◆ **STATED PROBLEM**:
Restate all the material verbatim, except for the pictures.
## BEGIN
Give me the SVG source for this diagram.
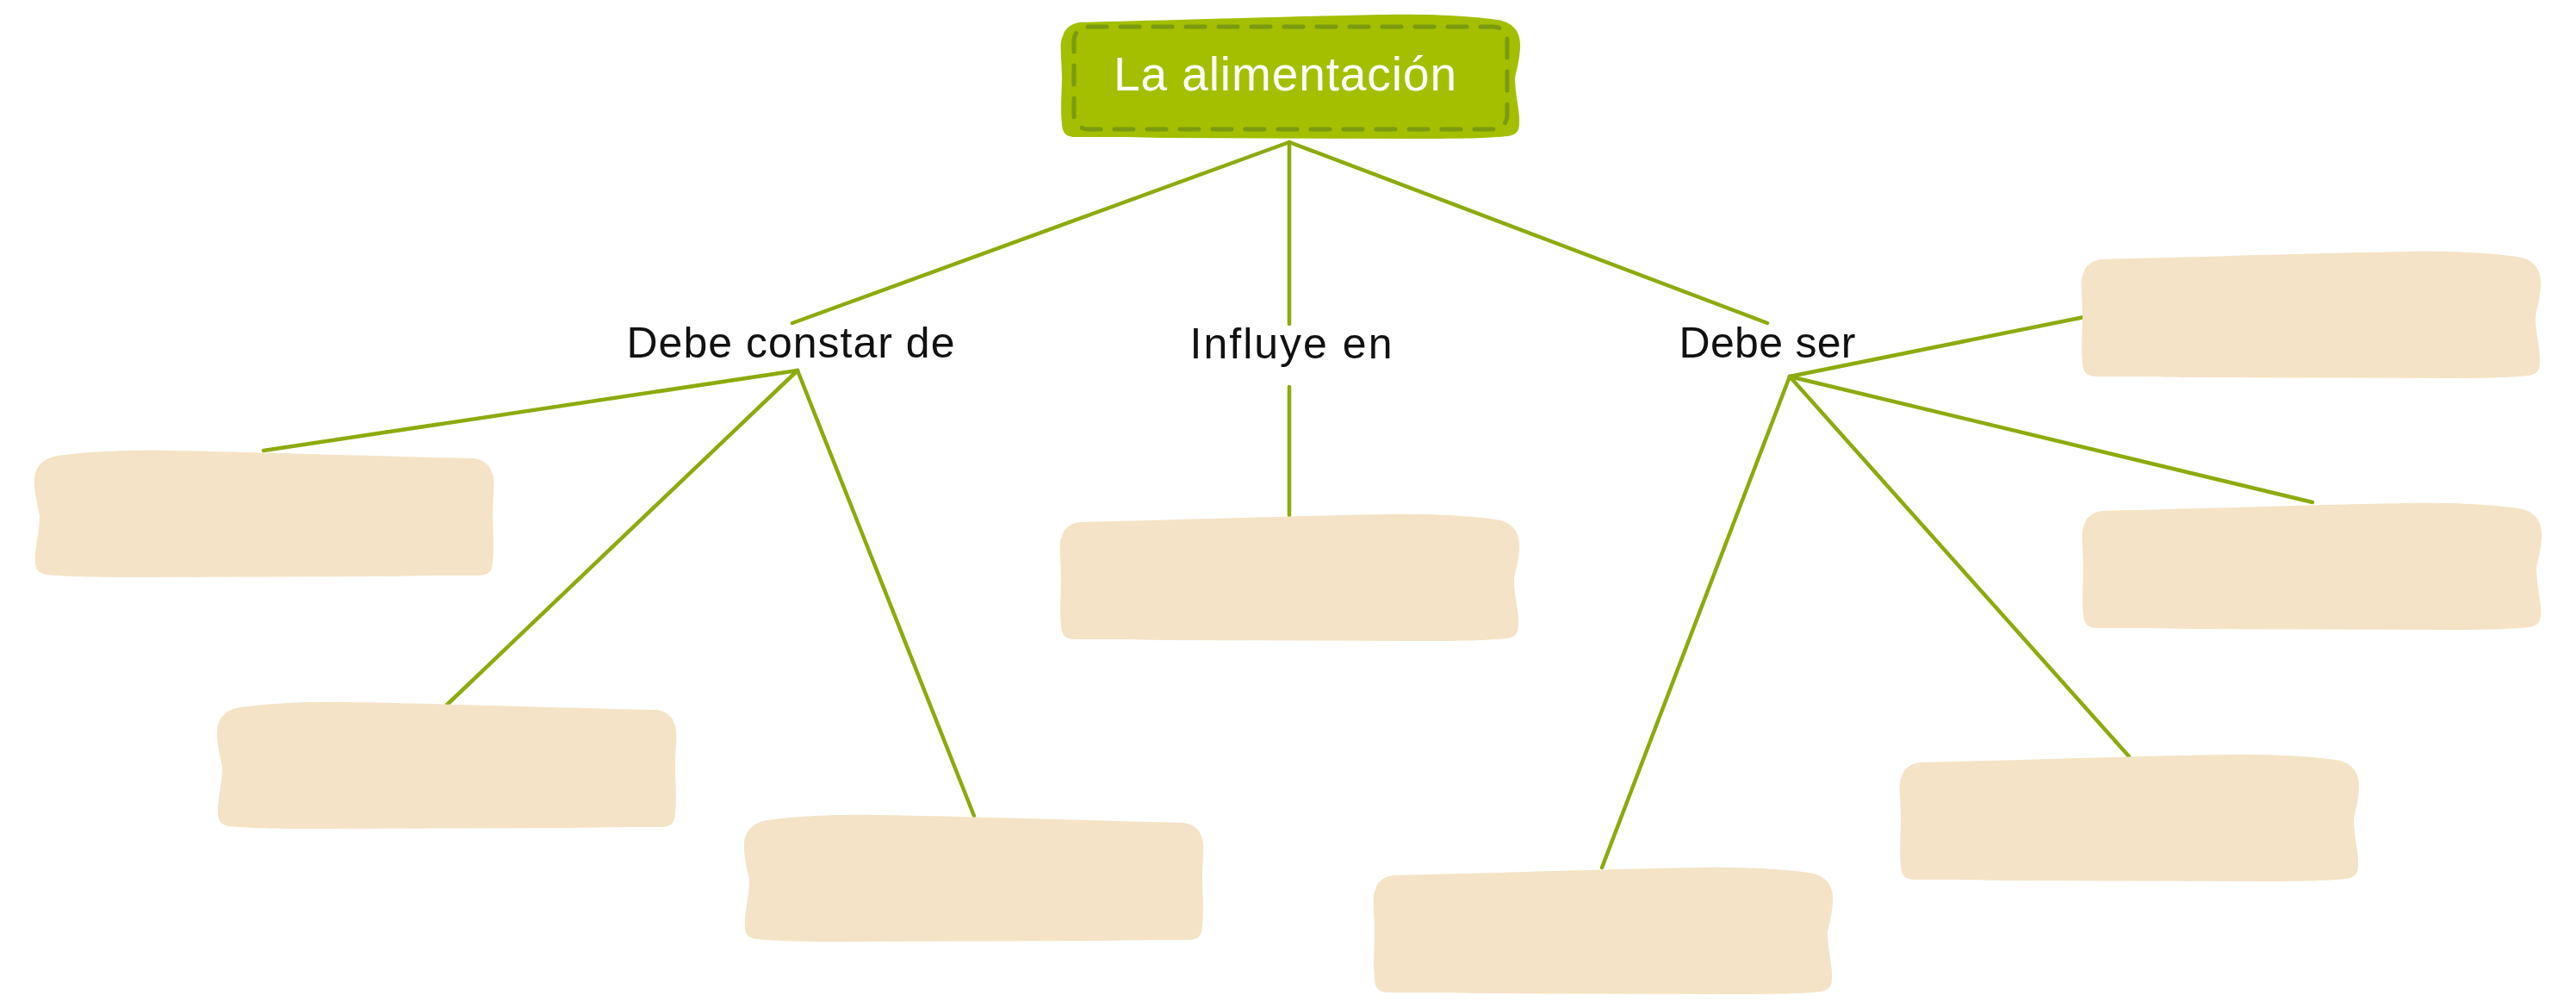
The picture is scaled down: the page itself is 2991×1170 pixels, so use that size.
<svg xmlns="http://www.w3.org/2000/svg" xmlns:xlink="http://www.w3.org/1999/xlink" width="2991" height="1170" viewBox="0 0 2991 1170">
  <style>
    .bg { fill: #ffffff; }
    .box { fill: #F4E3C6; }
    .title-box { fill: #A3BF00; }
    .stitch { fill: none; stroke: #7B9A12; stroke-width: 5; stroke-dasharray: 22 16; stroke-linecap: round; }
    .conn { stroke: #8CAB0C; stroke-width: 4.5; stroke-linecap: round; fill: none; }
    .label { font-family: "Liberation Sans", Arial, sans-serif; font-size: 50px; fill: #111111; text-anchor: middle; }
    .title { font-family: "Liberation Sans", Arial, sans-serif; font-size: 55px; fill: #ffffff; text-anchor: middle; }
  </style>
  <defs>
    <path id="blob" d="M 5,20 C 10,13 16,10 24,9 C 150,6 300,1 380,0 C 440,-1 490,3 512,7 C 530,12 535,25 534,40 C 533,55 530,65 528,75 C 528,95 534,115 533,128 C 533,138 530,142 520,144 C 500,146 480,147 420,147 L 120,146 C 80,145 60,145 20,145 C 6,145 3,140 2,130 C 0,110 2,90 2,75 C 2,55 -1,35 2,28 Z"/>
  </defs>
  <rect class="bg" x="0" y="0" width="2991" height="1170"/>

  <g id="connectors">
    <line class="conn" x1="1497" y1="165" x2="920" y2="375"/>
    <line class="conn" x1="1497" y1="165" x2="1497" y2="376"/>
    <line class="conn" x1="1497" y1="165" x2="2052" y2="375"/>
    <line class="conn" x1="926" y1="430" x2="306" y2="523"/>
    <line class="conn" x1="926" y1="430" x2="519" y2="818"/>
    <line class="conn" x1="926" y1="430" x2="1131" y2="947"/>
    <line class="conn" x1="1497" y1="449" x2="1497" y2="598"/>
    <line class="conn" x1="2078" y1="437" x2="2420" y2="368"/>
    <line class="conn" x1="2078" y1="437" x2="2685" y2="583"/>
    <line class="conn" x1="2078" y1="437" x2="2472" y2="878"/>
    <line class="conn" x1="2078" y1="437" x2="1860" y2="1007"/>
  </g>

  <g id="node-title">
    <use xlink:href="#blob" href="#blob" class="title-box" transform="translate(1231,17) scale(1,0.98)"/>
    <rect class="stitch" x="1247" y="31" width="503" height="119" rx="16" ry="16"/>
    <text class="title" x="1492" y="105" textLength="398">La alimentación</text>
  </g>

  <g id="label-debe-constar">
    <text class="label" x="918" y="415" textLength="381">Debe constar de</text>
  </g>
  <g id="label-influye">
    <text class="label" x="1499" y="416" textLength="235">Influye en</text>
  </g>
  <g id="label-debe-ser">
    <text class="label" x="2052" y="415" textLength="205">Debe ser</text>
  </g>

  <g id="node-l1"><use xlink:href="#blob" href="#blob" class="box" transform="translate(574,523) scale(-1,1)"/></g>
  <g id="node-l2"><use xlink:href="#blob" href="#blob" class="box" transform="translate(786,815) scale(-1,1)"/></g>
  <g id="node-l3"><use xlink:href="#blob" href="#blob" class="box" transform="translate(1398,946) scale(-1,1)"/></g>
  <g id="node-c"><use xlink:href="#blob" href="#blob" class="box" transform="translate(1230,597)"/></g>
  <g id="node-r1"><use xlink:href="#blob" href="#blob" class="box" transform="translate(2416,292)"/></g>
  <g id="node-r2"><use xlink:href="#blob" href="#blob" class="box" transform="translate(2417,584)"/></g>
  <g id="node-r3"><use xlink:href="#blob" href="#blob" class="box" transform="translate(2205,876)"/></g>
  <g id="node-b"><use xlink:href="#blob" href="#blob" class="box" transform="translate(1594,1007)"/></g>
</svg>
## END
◆ **RESULT OF THIS TASK**:
Give me the SVG source for this diagram.
The picture is scaled down: the page itself is 2991×1170 pixels, so use that size.
<svg xmlns="http://www.w3.org/2000/svg" xmlns:xlink="http://www.w3.org/1999/xlink" width="2991" height="1170" viewBox="0 0 2991 1170">
  <style>
    .bg { fill: #ffffff; }
    .box { fill: #F4E3C6; }
    .title-box { fill: #A3BF00; }
    .stitch { fill: none; stroke: #7B9A12; stroke-width: 5; stroke-dasharray: 22 16; stroke-linecap: round; }
    .conn { stroke: #8CAB0C; stroke-width: 4.5; stroke-linecap: round; fill: none; }
    .label { font-family: "Liberation Sans", Arial, sans-serif; font-size: 50px; fill: #111111; text-anchor: middle; }
    .title { font-family: "Liberation Sans", Arial, sans-serif; font-size: 55px; fill: #ffffff; text-anchor: middle; }
  </style>
  <defs>
    <path id="blob" d="M 5,20 C 10,13 16,10 24,9 C 150,6 300,1 380,0 C 440,-1 490,3 512,7 C 530,12 535,25 534,40 C 533,55 530,65 528,75 C 528,95 534,115 533,128 C 533,138 530,142 520,144 C 500,146 480,147 420,147 L 120,146 C 80,145 60,145 20,145 C 6,145 3,140 2,130 C 0,110 2,90 2,75 C 2,55 -1,35 2,28 Z"/>
  </defs>
  <rect class="bg" x="0" y="0" width="2991" height="1170"/>

  <g id="connectors">
    <line class="conn" x1="1497" y1="165" x2="920" y2="375"/>
    <line class="conn" x1="1497" y1="165" x2="1497" y2="376"/>
    <line class="conn" x1="1497" y1="165" x2="2052" y2="375"/>
    <line class="conn" x1="926" y1="430" x2="306" y2="523"/>
    <line class="conn" x1="926" y1="430" x2="519" y2="818"/>
    <line class="conn" x1="926" y1="430" x2="1131" y2="947"/>
    <line class="conn" x1="1497" y1="449" x2="1497" y2="598"/>
    <line class="conn" x1="2078" y1="437" x2="2420" y2="368"/>
    <line class="conn" x1="2078" y1="437" x2="2685" y2="583"/>
    <line class="conn" x1="2078" y1="437" x2="2472" y2="878"/>
    <line class="conn" x1="2078" y1="437" x2="1860" y2="1007"/>
  </g>

  <g id="node-title">
    <use xlink:href="#blob" href="#blob" class="title-box" transform="translate(1231,17) scale(1,0.98)"/>
    <rect class="stitch" x="1247" y="31" width="503" height="119" rx="16" ry="16"/>
    <text class="title" x="1492" y="105" textLength="398">La alimentación</text>
  </g>

  <g id="label-debe-constar">
    <text class="label" x="918" y="415" textLength="381">Debe constar de</text>
  </g>
  <g id="label-influye">
    <text class="label" x="1499" y="416" textLength="235">Influye en</text>
  </g>
  <g id="label-debe-ser">
    <text class="label" x="2052" y="415" textLength="205">Debe ser</text>
  </g>

  <g id="node-l1"><use xlink:href="#blob" href="#blob" class="box" transform="translate(574,523) scale(-1,1)"/></g>
  <g id="node-l2"><use xlink:href="#blob" href="#blob" class="box" transform="translate(786,815) scale(-1,1)"/></g>
  <g id="node-l3"><use xlink:href="#blob" href="#blob" class="box" transform="translate(1398,946) scale(-1,1)"/></g>
  <g id="node-c"><use xlink:href="#blob" href="#blob" class="box" transform="translate(1230,597)"/></g>
  <g id="node-r1"><use xlink:href="#blob" href="#blob" class="box" transform="translate(2416,292)"/></g>
  <g id="node-r2"><use xlink:href="#blob" href="#blob" class="box" transform="translate(2417,584)"/></g>
  <g id="node-r3"><use xlink:href="#blob" href="#blob" class="box" transform="translate(2205,876)"/></g>
  <g id="node-b"><use xlink:href="#blob" href="#blob" class="box" transform="translate(1594,1007)"/></g>
</svg>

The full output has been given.